Without the pictures, return exactly the lines from the one with "Clone this diagram in TikZ." through the one with "(259,266) -- (308,266);". Both end lines belong in the copy.

DATASET RECORDS
-- start --

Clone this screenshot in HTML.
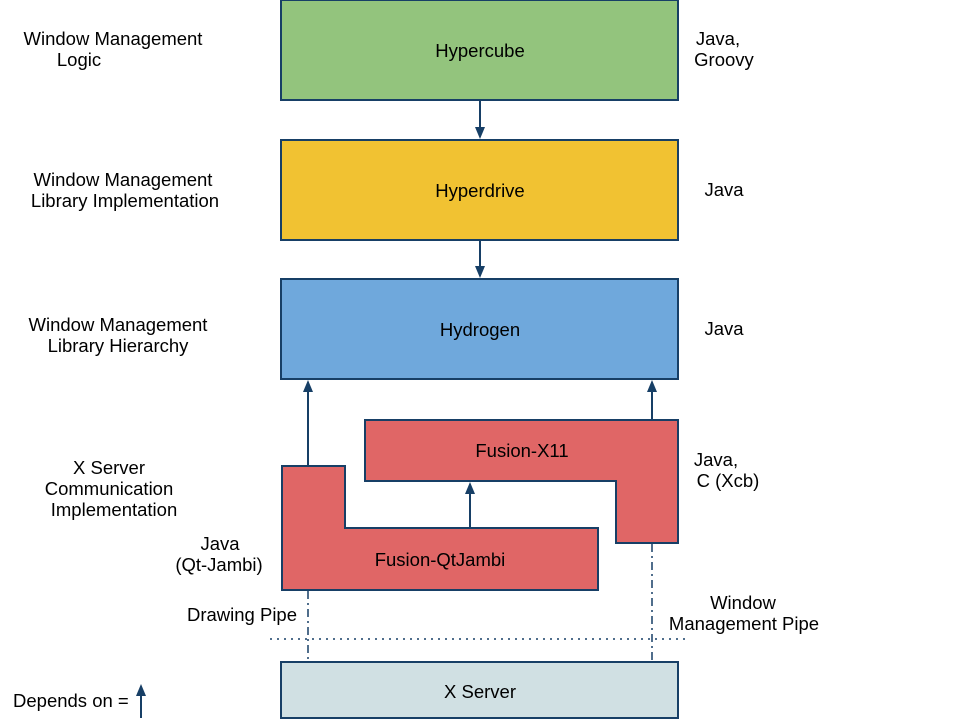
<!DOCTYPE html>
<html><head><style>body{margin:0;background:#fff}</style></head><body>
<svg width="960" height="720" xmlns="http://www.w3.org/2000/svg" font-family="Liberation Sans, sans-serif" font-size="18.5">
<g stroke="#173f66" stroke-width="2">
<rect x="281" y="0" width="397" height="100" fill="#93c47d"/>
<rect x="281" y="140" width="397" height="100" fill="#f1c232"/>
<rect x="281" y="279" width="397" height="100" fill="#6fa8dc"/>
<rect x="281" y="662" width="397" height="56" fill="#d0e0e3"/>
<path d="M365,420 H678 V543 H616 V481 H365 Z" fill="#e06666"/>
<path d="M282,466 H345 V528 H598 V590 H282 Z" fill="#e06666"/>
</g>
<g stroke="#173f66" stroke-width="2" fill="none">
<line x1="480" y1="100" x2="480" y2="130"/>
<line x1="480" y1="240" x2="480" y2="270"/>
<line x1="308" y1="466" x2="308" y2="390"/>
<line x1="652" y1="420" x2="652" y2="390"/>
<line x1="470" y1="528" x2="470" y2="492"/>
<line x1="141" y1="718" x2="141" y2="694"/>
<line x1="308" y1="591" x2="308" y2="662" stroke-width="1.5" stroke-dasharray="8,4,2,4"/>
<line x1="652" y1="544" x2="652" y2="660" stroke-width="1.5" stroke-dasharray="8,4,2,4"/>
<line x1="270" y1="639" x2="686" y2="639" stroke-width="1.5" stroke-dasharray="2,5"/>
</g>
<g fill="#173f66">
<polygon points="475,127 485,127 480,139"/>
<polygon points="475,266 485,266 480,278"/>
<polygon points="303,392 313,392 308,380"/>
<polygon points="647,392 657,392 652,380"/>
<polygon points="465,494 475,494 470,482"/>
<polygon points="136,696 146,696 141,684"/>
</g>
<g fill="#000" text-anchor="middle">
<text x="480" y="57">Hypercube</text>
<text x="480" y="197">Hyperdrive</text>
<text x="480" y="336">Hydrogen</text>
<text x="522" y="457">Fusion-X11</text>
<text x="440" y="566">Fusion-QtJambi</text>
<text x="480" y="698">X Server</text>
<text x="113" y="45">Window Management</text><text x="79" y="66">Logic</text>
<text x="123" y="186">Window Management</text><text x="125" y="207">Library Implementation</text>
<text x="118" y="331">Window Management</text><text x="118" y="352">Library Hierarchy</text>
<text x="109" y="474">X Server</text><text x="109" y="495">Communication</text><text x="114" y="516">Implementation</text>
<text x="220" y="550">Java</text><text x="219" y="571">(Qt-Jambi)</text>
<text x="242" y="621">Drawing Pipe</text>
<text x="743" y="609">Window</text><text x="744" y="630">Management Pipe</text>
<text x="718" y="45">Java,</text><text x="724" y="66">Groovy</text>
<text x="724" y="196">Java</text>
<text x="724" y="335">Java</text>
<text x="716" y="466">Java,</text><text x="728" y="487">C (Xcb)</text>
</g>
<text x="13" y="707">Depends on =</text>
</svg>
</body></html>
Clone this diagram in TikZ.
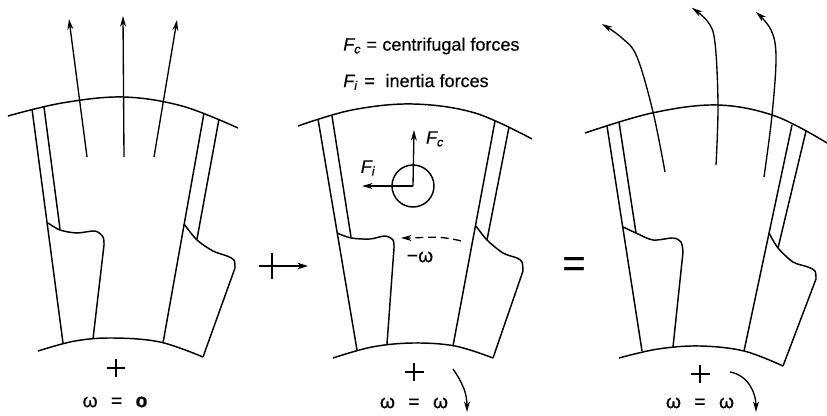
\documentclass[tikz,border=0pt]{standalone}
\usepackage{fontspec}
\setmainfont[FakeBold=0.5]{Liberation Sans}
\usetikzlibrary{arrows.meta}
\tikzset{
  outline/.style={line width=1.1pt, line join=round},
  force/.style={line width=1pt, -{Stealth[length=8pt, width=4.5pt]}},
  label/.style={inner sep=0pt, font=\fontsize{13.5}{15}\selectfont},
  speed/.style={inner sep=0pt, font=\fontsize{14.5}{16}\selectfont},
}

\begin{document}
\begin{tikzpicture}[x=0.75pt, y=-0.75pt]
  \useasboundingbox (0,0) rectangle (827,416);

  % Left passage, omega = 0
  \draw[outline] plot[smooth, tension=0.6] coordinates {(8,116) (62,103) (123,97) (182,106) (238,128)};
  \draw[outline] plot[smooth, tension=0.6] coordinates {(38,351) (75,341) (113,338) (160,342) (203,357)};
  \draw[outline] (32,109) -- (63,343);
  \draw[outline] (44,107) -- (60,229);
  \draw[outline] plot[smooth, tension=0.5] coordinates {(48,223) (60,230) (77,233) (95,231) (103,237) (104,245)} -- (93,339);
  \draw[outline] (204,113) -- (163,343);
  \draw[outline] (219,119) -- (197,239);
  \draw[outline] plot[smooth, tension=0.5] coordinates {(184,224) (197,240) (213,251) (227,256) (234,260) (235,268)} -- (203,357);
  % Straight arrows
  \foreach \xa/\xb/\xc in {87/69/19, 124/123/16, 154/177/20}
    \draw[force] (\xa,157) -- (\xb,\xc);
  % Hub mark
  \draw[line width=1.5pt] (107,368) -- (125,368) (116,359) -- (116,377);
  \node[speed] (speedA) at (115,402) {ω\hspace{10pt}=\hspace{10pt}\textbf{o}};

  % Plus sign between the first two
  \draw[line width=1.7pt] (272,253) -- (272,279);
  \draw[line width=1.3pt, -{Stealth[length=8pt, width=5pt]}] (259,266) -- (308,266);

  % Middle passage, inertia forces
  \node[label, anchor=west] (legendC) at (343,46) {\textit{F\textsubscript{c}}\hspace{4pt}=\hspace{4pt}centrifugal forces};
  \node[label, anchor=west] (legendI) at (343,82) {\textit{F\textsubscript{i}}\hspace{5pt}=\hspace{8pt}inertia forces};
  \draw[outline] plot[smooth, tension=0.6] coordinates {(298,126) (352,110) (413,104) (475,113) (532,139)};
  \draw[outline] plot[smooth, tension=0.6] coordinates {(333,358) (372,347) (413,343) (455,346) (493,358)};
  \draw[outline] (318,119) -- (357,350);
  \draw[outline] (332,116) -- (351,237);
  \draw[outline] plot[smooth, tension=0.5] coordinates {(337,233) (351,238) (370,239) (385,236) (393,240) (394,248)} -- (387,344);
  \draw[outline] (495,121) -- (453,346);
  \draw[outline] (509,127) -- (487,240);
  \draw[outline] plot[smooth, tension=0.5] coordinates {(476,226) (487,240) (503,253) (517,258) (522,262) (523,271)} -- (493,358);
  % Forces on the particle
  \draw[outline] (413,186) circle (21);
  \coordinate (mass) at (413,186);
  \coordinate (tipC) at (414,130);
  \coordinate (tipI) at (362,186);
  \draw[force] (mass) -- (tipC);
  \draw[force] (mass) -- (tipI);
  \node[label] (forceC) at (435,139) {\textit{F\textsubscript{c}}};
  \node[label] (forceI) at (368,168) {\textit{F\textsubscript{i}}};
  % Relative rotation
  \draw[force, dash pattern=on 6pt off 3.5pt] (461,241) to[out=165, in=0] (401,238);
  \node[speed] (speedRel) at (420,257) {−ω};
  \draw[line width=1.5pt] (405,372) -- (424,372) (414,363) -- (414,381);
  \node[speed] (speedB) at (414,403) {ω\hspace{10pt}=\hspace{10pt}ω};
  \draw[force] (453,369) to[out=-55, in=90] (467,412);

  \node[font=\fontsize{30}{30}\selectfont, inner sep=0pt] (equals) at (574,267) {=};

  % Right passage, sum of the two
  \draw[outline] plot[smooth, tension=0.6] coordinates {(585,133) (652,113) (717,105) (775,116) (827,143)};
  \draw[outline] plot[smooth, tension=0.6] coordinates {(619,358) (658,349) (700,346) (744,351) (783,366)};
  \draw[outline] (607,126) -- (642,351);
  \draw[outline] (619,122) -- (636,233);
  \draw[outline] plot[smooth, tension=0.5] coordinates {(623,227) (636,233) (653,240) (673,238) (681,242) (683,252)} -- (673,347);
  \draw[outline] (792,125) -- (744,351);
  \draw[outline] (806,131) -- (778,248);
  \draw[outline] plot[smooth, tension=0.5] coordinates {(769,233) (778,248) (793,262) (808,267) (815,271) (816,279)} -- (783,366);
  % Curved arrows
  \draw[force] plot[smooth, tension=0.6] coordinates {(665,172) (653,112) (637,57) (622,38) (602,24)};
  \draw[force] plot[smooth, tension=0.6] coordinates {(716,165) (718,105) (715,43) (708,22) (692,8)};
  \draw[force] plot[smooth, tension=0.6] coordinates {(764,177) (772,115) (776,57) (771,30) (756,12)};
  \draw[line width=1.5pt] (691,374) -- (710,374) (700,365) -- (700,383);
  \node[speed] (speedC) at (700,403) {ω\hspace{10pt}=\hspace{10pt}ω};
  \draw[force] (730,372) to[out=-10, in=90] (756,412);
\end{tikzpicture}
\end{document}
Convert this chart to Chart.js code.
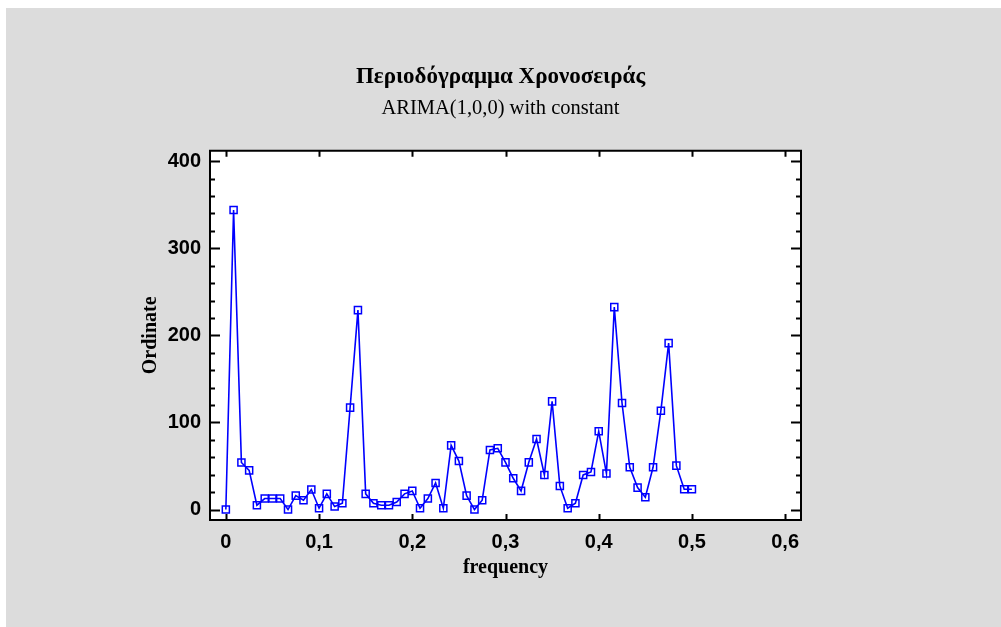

-- end --

OUTPUT BELOW
Clone this diagram in TikZ.
\documentclass[tikz,border=0pt]{standalone}
\usepackage{fontspec}
\setmainfont[FakeBold=0.5]{Liberation Sans}
\usetikzlibrary{arrows.meta}
\tikzset{
  outline/.style={line width=1.1pt, line join=round},
  force/.style={line width=1pt, -{Stealth[length=8pt, width=4.5pt]}},
  label/.style={inner sep=0pt, font=\fontsize{13.5}{15}\selectfont},
  speed/.style={inner sep=0pt, font=\fontsize{14.5}{16}\selectfont},
}

\begin{document}
\begin{tikzpicture}[x=0.75pt, y=-0.75pt]
  \useasboundingbox (0,0) rectangle (827,416);

  % Left passage, omega = 0
  \draw[outline] plot[smooth, tension=0.6] coordinates {(8,116) (62,103) (123,97) (182,106) (238,128)};
  \draw[outline] plot[smooth, tension=0.6] coordinates {(38,351) (75,341) (113,338) (160,342) (203,357)};
  \draw[outline] (32,109) -- (63,343);
  \draw[outline] (44,107) -- (60,229);
  \draw[outline] plot[smooth, tension=0.5] coordinates {(48,223) (60,230) (77,233) (95,231) (103,237) (104,245)} -- (93,339);
  \draw[outline] (204,113) -- (163,343);
  \draw[outline] (219,119) -- (197,239);
  \draw[outline] plot[smooth, tension=0.5] coordinates {(184,224) (197,240) (213,251) (227,256) (234,260) (235,268)} -- (203,357);
  % Straight arrows
  \foreach \xa/\xb/\xc in {87/69/19, 124/123/16, 154/177/20}
    \draw[force] (\xa,157) -- (\xb,\xc);
  % Hub mark
  \draw[line width=1.5pt] (107,368) -- (125,368) (116,359) -- (116,377);
  \node[speed] (speedA) at (115,402) {ω\hspace{10pt}=\hspace{10pt}\textbf{o}};

  % Plus sign between the first two
  \draw[line width=1.7pt] (272,253) -- (272,279);
  \draw[line width=1.3pt, -{Stealth[length=8pt, width=5pt]}] (259,266) -- (308,266);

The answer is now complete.